Johnson asked, Mineer what her goals would be if she was selected for city council.
“So, I asked myself that question”, said Mineer, “where can we start to help keep kids here following graduation. I believe it is at the elementary schools. Promoting this county early. I also would like to work to reduce the cost of flood insurance.”
Hurst wanted to know how Mineer would effectively communicate with constituents.Mineer replied, “Keep work and state apart, and keep a professional tone.”
Hitch asked Mineer how she would deal with negative responses she would inevitably receive concerning decisions she would make on council. Mineer replied, “Always remember that the benefits of that decision will outweigh those remarks.” Mineer also stated that she believed that listening to other ideas helps to bring out the best ideas.
When she was asked which issues were most important, Mineer replied that property flooding, utility bills, and a disposal system for the used needles for drug users were most important in her mind. Hurst asked how Mineer currently served the community, and she replied that she serves on the Quick Response Team, and she supports local activities. She also works county trash pickup, and she is involved in tree planting.
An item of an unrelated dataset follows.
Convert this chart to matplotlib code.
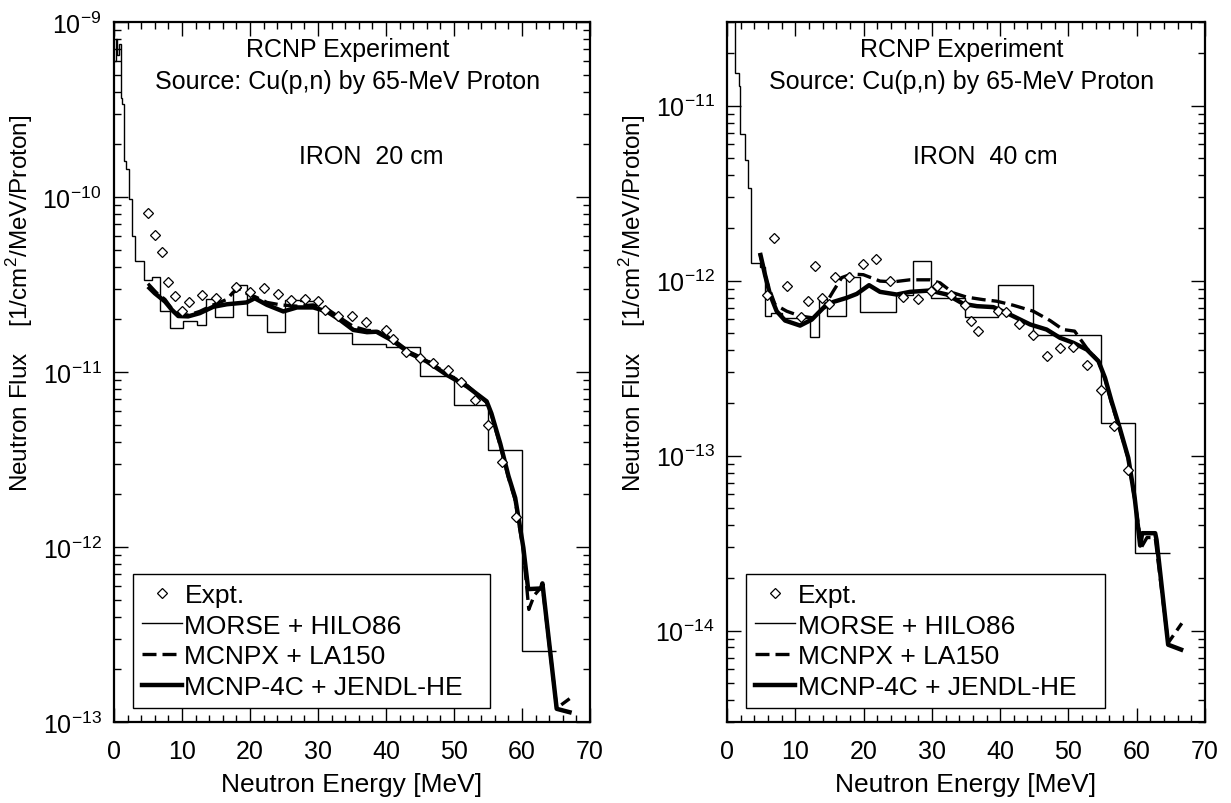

The final candidate to be interviewed was Luke Price. Price is also a life-long member of the city. He has six children, and he stated that he wants them to have a safe environment to grow up in.
Carson asked what the major issues were for him, and he replied that we need to support the local police and first responders. He also feels that the city needs to“...increase the business community, which in turn will bring in increased revenue to the city.” He also wants to “...encourage more people to own homes here and fewer to rent.”
Hurst asked Price for his insights on why businesses are not coming into the city. Price shared that he felt that the city has ...”a poor workforce, infrastructure and internet service. He also sees the need to provide incentives for business to come here.
When Hurst asked how he was different than other candidates the council had interviewed, Price replied, that his work experience through the years with Chevron Oil and with Proctor and Gamble, his current employer, he has been taught communication skills. Hurst followed up wby asking how that would affect the council’s communication with the professionals they talk to, to which Price replied that it is important to be educated about their fields of expertise.
Hitch wanted to know why Price was interested in politics now, and Price replied, “It is something I have never done, and now I am interested in doing it. I realize there is a lot to learn and I look forward to the opportunity to do that.”